Carol Snay, who has lived in Walcott most of her life, said she's enjoyed seeing the town grow and change over the years. "I was there for the centennial. I was a teenager for the 100th celebration. I remember a big parade."
Since then, the town has celebrated its 150th anniversary.
Ms. Snay said she's proud of her roots and enjoys living in a town that prides itself on being friendly and helpful. "I'm thankful that I grew up here, that I went to school here and that I still live here. It's home."
She said that when she was born, the town had only about 500 residents, and the population has more than tripled since then, decreasing some of Walcott's small-town intimacy.
"Growing up here as a kid, you knew everybody who lived in each and every house," Ms. Snay said. "That's not the case anymore. You don't know everybody that lives in every house. You don't know every resident by name."
Part of that disconnect is because Walcott has become what Ms. Snay and others call a "bedroom community." Like other outlying towns in the Quad-Cities area, many residents call the town home, but travel elsewhere for employment, entertainment, shopping and other activities.
Gerry Meyer, who has lived in Walcott 45 years, said the town thrived in the early 1900s before becoming a "bedroom community." She said in its early days, people and businesses were attracted to the area because it was a major water stop for passing steam engines that needed to refill before continuing on their routes.
Once a bustling community, Ms. Meyer said the number of businesses in Walcott has declined drastically.
"We lost three grocery stores, a meat market, car dealerships, implementation dealerships. Several other businesses have come and gone since I've lived in this town."
While the town may not offer a wide array of consumer options, Ms. Meyer said its proximity to the Quad-Cities area allows residents to live a quiet home life while enjoying all the amenities of nearby cities.
"We don't have the crime problems that Davenport has, yet we are close enough to take up the good things Davenport has to offer."
Mayor Kristal Koberg-Schaefer agreed Walcott offers a slower-paced environment for residents who don't want to give up the conveniences offered by larger metropolitans. "We can offer the access to I-80 with small town-benefits."
Despite many businesses having left over time, Mayor Koberg-Schaefer said the town is growing at a steady pace. There are new subdivisions and a new 40-room assisted-living facility.
Although much has changed, Walcott school principal Erica Goldstone said the school continues to have great educators and students.

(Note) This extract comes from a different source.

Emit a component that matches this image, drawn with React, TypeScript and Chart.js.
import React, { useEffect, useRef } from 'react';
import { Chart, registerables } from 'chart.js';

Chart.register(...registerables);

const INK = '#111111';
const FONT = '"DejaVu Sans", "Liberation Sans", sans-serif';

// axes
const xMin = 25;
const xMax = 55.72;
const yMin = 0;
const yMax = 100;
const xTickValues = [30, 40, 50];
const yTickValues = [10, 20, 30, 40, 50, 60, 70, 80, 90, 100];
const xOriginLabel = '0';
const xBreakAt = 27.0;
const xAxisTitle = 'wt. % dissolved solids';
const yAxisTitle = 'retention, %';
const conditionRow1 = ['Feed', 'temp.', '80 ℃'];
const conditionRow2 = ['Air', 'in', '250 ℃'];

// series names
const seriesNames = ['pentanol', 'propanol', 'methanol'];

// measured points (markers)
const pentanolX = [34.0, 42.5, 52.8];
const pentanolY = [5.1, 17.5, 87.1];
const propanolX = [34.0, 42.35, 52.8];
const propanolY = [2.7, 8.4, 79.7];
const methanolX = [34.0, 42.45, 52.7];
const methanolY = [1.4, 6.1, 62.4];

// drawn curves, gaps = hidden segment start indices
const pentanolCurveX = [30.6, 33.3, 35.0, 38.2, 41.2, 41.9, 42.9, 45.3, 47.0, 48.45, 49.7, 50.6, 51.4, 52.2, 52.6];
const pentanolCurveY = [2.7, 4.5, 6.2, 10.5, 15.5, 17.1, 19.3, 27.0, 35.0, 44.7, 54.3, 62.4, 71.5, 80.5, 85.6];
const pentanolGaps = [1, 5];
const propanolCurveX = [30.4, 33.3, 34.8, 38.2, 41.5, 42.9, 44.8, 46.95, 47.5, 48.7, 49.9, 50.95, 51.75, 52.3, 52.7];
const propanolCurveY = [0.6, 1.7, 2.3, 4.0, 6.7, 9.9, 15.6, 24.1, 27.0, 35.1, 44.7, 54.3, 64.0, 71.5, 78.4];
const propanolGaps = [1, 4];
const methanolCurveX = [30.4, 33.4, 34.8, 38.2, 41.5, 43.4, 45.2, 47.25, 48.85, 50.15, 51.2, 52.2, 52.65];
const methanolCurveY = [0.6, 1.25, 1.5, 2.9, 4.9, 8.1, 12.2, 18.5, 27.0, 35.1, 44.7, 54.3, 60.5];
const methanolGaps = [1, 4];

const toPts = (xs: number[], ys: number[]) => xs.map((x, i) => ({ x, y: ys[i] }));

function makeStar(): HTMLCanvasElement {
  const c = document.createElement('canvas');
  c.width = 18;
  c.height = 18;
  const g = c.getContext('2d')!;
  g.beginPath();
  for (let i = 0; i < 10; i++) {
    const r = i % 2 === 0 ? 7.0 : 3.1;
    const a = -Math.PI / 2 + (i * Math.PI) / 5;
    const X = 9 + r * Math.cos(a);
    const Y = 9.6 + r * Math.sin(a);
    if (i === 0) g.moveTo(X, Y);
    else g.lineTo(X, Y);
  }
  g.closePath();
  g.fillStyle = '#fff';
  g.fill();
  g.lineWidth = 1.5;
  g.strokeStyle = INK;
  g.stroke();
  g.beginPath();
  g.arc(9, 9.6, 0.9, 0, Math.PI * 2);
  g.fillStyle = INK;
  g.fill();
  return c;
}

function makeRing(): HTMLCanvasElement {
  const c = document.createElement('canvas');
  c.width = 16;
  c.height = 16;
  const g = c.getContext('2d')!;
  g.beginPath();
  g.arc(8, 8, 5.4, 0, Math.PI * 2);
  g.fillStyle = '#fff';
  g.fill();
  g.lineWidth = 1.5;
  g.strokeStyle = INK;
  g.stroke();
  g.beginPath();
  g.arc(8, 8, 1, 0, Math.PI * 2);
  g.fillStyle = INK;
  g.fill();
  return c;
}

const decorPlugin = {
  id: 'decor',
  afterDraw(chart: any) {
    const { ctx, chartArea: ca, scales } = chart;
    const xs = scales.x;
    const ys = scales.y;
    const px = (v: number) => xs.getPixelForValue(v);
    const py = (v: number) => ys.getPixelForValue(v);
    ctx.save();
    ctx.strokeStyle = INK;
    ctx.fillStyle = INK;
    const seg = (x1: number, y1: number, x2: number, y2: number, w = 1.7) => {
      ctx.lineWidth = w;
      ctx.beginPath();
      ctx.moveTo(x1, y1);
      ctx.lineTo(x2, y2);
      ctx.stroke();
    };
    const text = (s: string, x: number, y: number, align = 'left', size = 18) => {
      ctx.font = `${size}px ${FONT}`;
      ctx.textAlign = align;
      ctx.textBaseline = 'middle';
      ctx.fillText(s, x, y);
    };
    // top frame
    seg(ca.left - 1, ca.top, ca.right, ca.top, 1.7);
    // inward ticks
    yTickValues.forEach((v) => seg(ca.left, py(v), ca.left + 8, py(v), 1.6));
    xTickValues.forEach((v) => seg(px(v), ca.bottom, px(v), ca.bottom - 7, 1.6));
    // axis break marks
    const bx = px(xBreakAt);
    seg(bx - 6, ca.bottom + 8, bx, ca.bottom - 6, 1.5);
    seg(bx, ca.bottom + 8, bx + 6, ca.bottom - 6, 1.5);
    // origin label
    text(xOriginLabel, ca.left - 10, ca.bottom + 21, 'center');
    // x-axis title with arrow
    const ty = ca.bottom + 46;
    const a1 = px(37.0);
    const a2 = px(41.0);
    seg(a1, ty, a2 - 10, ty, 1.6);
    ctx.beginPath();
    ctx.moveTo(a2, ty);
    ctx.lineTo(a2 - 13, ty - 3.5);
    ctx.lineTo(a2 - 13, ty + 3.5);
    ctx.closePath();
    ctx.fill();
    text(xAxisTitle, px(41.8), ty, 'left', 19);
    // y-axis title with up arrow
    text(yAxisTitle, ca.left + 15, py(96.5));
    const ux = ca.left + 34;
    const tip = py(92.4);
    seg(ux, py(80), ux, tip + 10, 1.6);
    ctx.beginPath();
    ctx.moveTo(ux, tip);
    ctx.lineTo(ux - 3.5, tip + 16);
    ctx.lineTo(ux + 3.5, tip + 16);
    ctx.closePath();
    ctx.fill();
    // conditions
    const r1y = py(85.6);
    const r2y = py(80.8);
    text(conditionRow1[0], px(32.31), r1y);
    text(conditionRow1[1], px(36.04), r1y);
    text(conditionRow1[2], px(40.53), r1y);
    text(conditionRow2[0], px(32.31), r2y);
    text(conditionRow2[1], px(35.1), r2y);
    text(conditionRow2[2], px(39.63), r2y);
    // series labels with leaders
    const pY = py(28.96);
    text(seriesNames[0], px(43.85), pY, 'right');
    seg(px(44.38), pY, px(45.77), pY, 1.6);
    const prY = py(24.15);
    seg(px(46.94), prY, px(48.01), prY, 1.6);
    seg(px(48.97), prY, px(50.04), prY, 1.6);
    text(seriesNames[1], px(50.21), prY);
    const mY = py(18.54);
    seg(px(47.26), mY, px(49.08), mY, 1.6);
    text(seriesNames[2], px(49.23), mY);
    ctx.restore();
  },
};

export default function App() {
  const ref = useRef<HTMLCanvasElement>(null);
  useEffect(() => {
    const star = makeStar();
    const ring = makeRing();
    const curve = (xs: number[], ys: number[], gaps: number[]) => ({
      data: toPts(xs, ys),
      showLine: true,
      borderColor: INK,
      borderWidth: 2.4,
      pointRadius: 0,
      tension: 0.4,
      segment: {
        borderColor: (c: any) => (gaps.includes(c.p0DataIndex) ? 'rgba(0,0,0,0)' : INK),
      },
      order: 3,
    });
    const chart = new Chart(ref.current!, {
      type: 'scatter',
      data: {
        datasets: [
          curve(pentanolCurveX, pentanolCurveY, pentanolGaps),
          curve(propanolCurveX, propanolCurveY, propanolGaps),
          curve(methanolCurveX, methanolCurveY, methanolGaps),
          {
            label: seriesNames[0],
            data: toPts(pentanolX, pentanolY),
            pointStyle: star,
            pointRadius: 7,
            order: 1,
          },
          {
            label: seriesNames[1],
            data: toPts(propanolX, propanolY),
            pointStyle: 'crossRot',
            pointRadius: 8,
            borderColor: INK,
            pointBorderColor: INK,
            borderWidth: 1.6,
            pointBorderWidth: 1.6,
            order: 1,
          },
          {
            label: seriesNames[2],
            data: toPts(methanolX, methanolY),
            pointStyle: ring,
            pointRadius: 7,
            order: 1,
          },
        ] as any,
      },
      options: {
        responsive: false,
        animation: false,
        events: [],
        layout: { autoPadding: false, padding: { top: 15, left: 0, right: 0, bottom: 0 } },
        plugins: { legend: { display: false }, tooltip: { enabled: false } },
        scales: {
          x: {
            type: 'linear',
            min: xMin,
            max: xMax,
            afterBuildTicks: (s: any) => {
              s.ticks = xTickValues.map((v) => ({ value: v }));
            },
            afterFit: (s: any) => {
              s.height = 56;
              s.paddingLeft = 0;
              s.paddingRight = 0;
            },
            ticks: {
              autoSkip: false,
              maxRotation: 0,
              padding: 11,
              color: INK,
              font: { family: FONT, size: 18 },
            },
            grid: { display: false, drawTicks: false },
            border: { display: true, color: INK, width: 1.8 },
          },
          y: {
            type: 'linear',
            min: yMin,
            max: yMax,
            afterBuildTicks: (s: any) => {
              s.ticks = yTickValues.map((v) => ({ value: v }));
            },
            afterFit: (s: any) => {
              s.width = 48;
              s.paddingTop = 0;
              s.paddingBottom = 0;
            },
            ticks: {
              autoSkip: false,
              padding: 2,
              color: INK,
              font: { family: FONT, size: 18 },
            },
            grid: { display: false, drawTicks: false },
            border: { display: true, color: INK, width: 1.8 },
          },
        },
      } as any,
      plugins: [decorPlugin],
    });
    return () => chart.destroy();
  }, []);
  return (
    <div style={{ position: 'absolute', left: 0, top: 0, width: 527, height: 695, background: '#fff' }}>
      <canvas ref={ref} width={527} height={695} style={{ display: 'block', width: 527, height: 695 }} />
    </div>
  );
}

In celebration of its 150th anniversary, Ms. Goldstone said past and present students, parents and staff members have created a commemorative cookbook. "It will be a great opportunity for people to share in some special recipes and have some great eating."
The town's annual Walcott Days also brings the community together with pie-baking contests, a large parade, tractor pulls, dancing, crafts and other celebration favorites.